● Written task
Give back the full listing verbatim, apart from its images.

● Source data
━━━━━━━━━━━━━━━━━━━━━━━━━━━━━━
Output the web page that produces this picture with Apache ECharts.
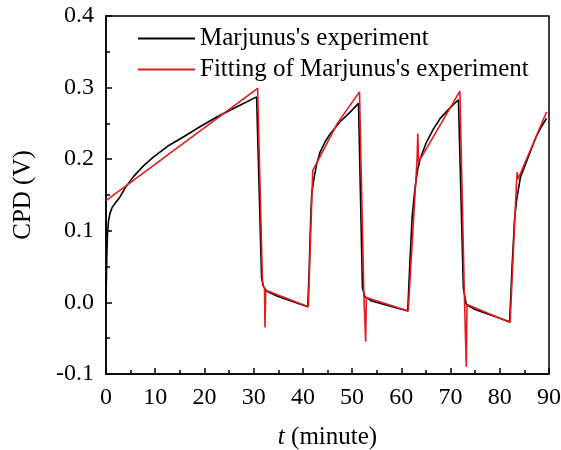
<!DOCTYPE html>
<html>
<head>
<meta charset="utf-8">
<script src="https://cdn.jsdelivr.net/npm/echarts@6/dist/echarts.min.js"></script>
<style>html,body{margin:0;padding:0;background:#fff;}#c{width:561px;height:450px;}</style>
</head>
<body>
<div id="c"></div>
<script>
// Experiment (black): [t (minute), CPD (V)]
var expT = [0, 0.15, 0.3, 0.5, 0.8, 1.2, 1.8, 2.8, 4.0, 5.5, 7.5, 9.6, 12.5, 15.7, 19.0, 22.5, 26.5, 30.6,
  31.6, 32.0, 32.6, 34.7, 41.0,
  41.3, 41.6, 41.8, 42.3, 42.8, 43.5, 44.5, 45.5, 47.5, 49.5, 51.3,
  52.1, 52.6, 54.0, 61.3,
  61.7, 62.2, 62.8, 63.3, 63.8, 65.0, 66.5, 67.9, 69.8, 71.6,
  72.6, 73.2, 75.0, 82.0,
  82.5, 83.0, 83.4, 84.2, 85.5, 86.5, 87.5, 88.5, 89.5];
var expV = [0.0, 0.06, 0.096, 0.113, 0.124, 0.132, 0.138, 0.147, 0.161, 0.175, 0.19, 0.203, 0.218, 0.231, 0.245, 0.259, 0.273, 0.287,
  0.035, 0.022, 0.016, 0.009, -0.006,
  0.05, 0.12, 0.152, 0.175, 0.193, 0.21, 0.224, 0.235, 0.252, 0.265, 0.278,
  0.02, 0.008, 0.002, -0.012,
  0.05, 0.12, 0.161, 0.185, 0.2, 0.222, 0.242, 0.257, 0.271, 0.283,
  0.02, -0.003, -0.01, -0.027,
  0.05, 0.115, 0.142, 0.175, 0.198, 0.216, 0.233, 0.246, 0.257];
// Fitting (red)
var fitT = [0, 30.8, 31.8, 32.2, 32.3, 32.45, 41.1, 42.0, 47.0, 51.5,
  52.4, 52.75, 52.9, 61.4, 63.2, 63.35, 63.5, 71.9,
  72.8, 73.2, 73.35, 82.1, 83.4, 83.55, 83.7, 89.5];
var fitV = [0.142, 0.299, 0.025, 0.02, -0.035, 0.017, -0.006, 0.184, 0.25, 0.294,
  0.008, -0.055, 0.007, -0.012, 0.2, 0.236, 0.196, 0.295,
  0.012, -0.09, -0.003, -0.028, 0.168, 0.182, 0.172, 0.266];
var seriesNames = ["Marjunus's experiment", "Fitting of Marjunus's experiment"];
var xTicks = [0, 10, 20, 30, 40, 50, 60, 70, 80, 90];
var yTicks = [-0.1, 0.0, 0.1, 0.2, 0.3, 0.4];

function zip(a, b) { return a.map(function (v, i) { return [v, b[i]]; }); }

var FONT = '"Liberation Serif", "Times New Roman", serif';
var chart = echarts.init(document.getElementById('c'), null, {renderer: 'canvas'});
chart.setOption({
  animation: false,
  backgroundColor: '#fff',
  grid: {left: 106, right: 12, top: 16, bottom: 76, containLabel: false, outerBoundsMode: 'none',
    show: true, borderColor: '#000', borderWidth: 1.5, backgroundColor: 'transparent'},
  legend: {
    left: 133, top: 21, orient: 'vertical',
    itemWidth: 57, itemHeight: 2, itemGap: 6,
    textStyle: {fontFamily: FONT, fontSize: 25, color: '#000', lineHeight: 25},
    data: [
      {name: seriesNames[0], icon: 'rect', itemStyle: {color: '#000'}},
      {name: seriesNames[1], icon: 'rect', itemStyle: {color: '#e41a1c'}}
    ]
  },
  xAxis: {
    type: 'value', min: xTicks[0], max: xTicks[xTicks.length - 1], interval: 10,
    axisLine: {onZero: false, lineStyle: {color: '#000', width: 1.5}},
    axisTick: {inside: true, length: 6, lineStyle: {color: '#000', width: 1.5}},
    minorTick: {show: true, splitNumber: 2, length: 4, lineStyle: {color: '#000', width: 1.5}},
    splitLine: {show: false},
    axisLabel: {fontFamily: FONT, fontSize: 24, color: '#000', margin: 12},
    name: '{i|t} (minute)', nameLocation: 'middle', nameGap: 51,
    nameTextStyle: {fontFamily: FONT, fontSize: 25, color: '#000', rich: {i: {fontFamily: FONT, fontSize: 25, fontStyle: 'italic', color: '#000'}}}
  },
  yAxis: {
    type: 'value', min: yTicks[0], max: yTicks[yTicks.length - 1], interval: 0.1,
    axisLine: {onZero: false, lineStyle: {color: '#000', width: 1.5}},
    axisTick: {inside: true, length: 6, lineStyle: {color: '#000', width: 1.5}},
    minorTick: {show: true, splitNumber: 2, length: 4, lineStyle: {color: '#000', width: 1.5}},
    splitLine: {show: false},
    axisLabel: {fontFamily: FONT, fontSize: 24, color: '#000', margin: 12, formatter: function (v) { return v.toFixed(1); }},
    name: 'CPD (V)', nameLocation: 'middle', nameGap: 70,
    nameTextStyle: {fontFamily: FONT, fontSize: 25, color: '#000'}
  },
  series: [
    {name: seriesNames[0], type: 'line', data: zip(expT, expV), showSymbol: false, symbol: 'none', smooth: false,
     lineStyle: {color: '#000', width: 1.6}, itemStyle: {color: '#000'}, z: 2},
    {name: seriesNames[1], type: 'line', data: zip(fitT, fitV), showSymbol: false, symbol: 'none', smooth: false,
     lineStyle: {color: '#e41a1c', width: 1.6}, itemStyle: {color: '#e41a1c'}, z: 3}
  ]
});
</script>
</body>
</html>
━━━━━━━━━━━━━━━━━━━━━━━━━━━━━━
● Answer to this task
Output the web page that produces this picture with Apache ECharts.
<!DOCTYPE html>
<html>
<head>
<meta charset="utf-8">
<script src="https://cdn.jsdelivr.net/npm/echarts@6/dist/echarts.min.js"></script>
<style>html,body{margin:0;padding:0;background:#fff;}#c{width:561px;height:450px;}</style>
</head>
<body>
<div id="c"></div>
<script>
// Experiment (black): [t (minute), CPD (V)]
var expT = [0, 0.15, 0.3, 0.5, 0.8, 1.2, 1.8, 2.8, 4.0, 5.5, 7.5, 9.6, 12.5, 15.7, 19.0, 22.5, 26.5, 30.6,
  31.6, 32.0, 32.6, 34.7, 41.0,
  41.3, 41.6, 41.8, 42.3, 42.8, 43.5, 44.5, 45.5, 47.5, 49.5, 51.3,
  52.1, 52.6, 54.0, 61.3,
  61.7, 62.2, 62.8, 63.3, 63.8, 65.0, 66.5, 67.9, 69.8, 71.6,
  72.6, 73.2, 75.0, 82.0,
  82.5, 83.0, 83.4, 84.2, 85.5, 86.5, 87.5, 88.5, 89.5];
var expV = [0.0, 0.06, 0.096, 0.113, 0.124, 0.132, 0.138, 0.147, 0.161, 0.175, 0.19, 0.203, 0.218, 0.231, 0.245, 0.259, 0.273, 0.287,
  0.035, 0.022, 0.016, 0.009, -0.006,
  0.05, 0.12, 0.152, 0.175, 0.193, 0.21, 0.224, 0.235, 0.252, 0.265, 0.278,
  0.02, 0.008, 0.002, -0.012,
  0.05, 0.12, 0.161, 0.185, 0.2, 0.222, 0.242, 0.257, 0.271, 0.283,
  0.02, -0.003, -0.01, -0.027,
  0.05, 0.115, 0.142, 0.175, 0.198, 0.216, 0.233, 0.246, 0.257];
// Fitting (red)
var fitT = [0, 30.8, 31.8, 32.2, 32.3, 32.45, 41.1, 42.0, 47.0, 51.5,
  52.4, 52.75, 52.9, 61.4, 63.2, 63.35, 63.5, 71.9,
  72.8, 73.2, 73.35, 82.1, 83.4, 83.55, 83.7, 89.5];
var fitV = [0.142, 0.299, 0.025, 0.02, -0.035, 0.017, -0.006, 0.184, 0.25, 0.294,
  0.008, -0.055, 0.007, -0.012, 0.2, 0.236, 0.196, 0.295,
  0.012, -0.09, -0.003, -0.028, 0.168, 0.182, 0.172, 0.266];
var seriesNames = ["Marjunus's experiment", "Fitting of Marjunus's experiment"];
var xTicks = [0, 10, 20, 30, 40, 50, 60, 70, 80, 90];
var yTicks = [-0.1, 0.0, 0.1, 0.2, 0.3, 0.4];

function zip(a, b) { return a.map(function (v, i) { return [v, b[i]]; }); }

var FONT = '"Liberation Serif", "Times New Roman", serif';
var chart = echarts.init(document.getElementById('c'), null, {renderer: 'canvas'});
chart.setOption({
  animation: false,
  backgroundColor: '#fff',
  grid: {left: 106, right: 12, top: 16, bottom: 76, containLabel: false, outerBoundsMode: 'none',
    show: true, borderColor: '#000', borderWidth: 1.5, backgroundColor: 'transparent'},
  legend: {
    left: 133, top: 21, orient: 'vertical',
    itemWidth: 57, itemHeight: 2, itemGap: 6,
    textStyle: {fontFamily: FONT, fontSize: 25, color: '#000', lineHeight: 25},
    data: [
      {name: seriesNames[0], icon: 'rect', itemStyle: {color: '#000'}},
      {name: seriesNames[1], icon: 'rect', itemStyle: {color: '#e41a1c'}}
    ]
  },
  xAxis: {
    type: 'value', min: xTicks[0], max: xTicks[xTicks.length - 1], interval: 10,
    axisLine: {onZero: false, lineStyle: {color: '#000', width: 1.5}},
    axisTick: {inside: true, length: 6, lineStyle: {color: '#000', width: 1.5}},
    minorTick: {show: true, splitNumber: 2, length: 4, lineStyle: {color: '#000', width: 1.5}},
    splitLine: {show: false},
    axisLabel: {fontFamily: FONT, fontSize: 24, color: '#000', margin: 12},
    name: '{i|t} (minute)', nameLocation: 'middle', nameGap: 51,
    nameTextStyle: {fontFamily: FONT, fontSize: 25, color: '#000', rich: {i: {fontFamily: FONT, fontSize: 25, fontStyle: 'italic', color: '#000'}}}
  },
  yAxis: {
    type: 'value', min: yTicks[0], max: yTicks[yTicks.length - 1], interval: 0.1,
    axisLine: {onZero: false, lineStyle: {color: '#000', width: 1.5}},
    axisTick: {inside: true, length: 6, lineStyle: {color: '#000', width: 1.5}},
    minorTick: {show: true, splitNumber: 2, length: 4, lineStyle: {color: '#000', width: 1.5}},
    splitLine: {show: false},
    axisLabel: {fontFamily: FONT, fontSize: 24, color: '#000', margin: 12, formatter: function (v) { return v.toFixed(1); }},
    name: 'CPD (V)', nameLocation: 'middle', nameGap: 70,
    nameTextStyle: {fontFamily: FONT, fontSize: 25, color: '#000'}
  },
  series: [
    {name: seriesNames[0], type: 'line', data: zip(expT, expV), showSymbol: false, symbol: 'none', smooth: false,
     lineStyle: {color: '#000', width: 1.6}, itemStyle: {color: '#000'}, z: 2},
    {name: seriesNames[1], type: 'line', data: zip(fitT, fitV), showSymbol: false, symbol: 'none', smooth: false,
     lineStyle: {color: '#e41a1c', width: 1.6}, itemStyle: {color: '#e41a1c'}, z: 3}
  ]
});
</script>
</body>
</html>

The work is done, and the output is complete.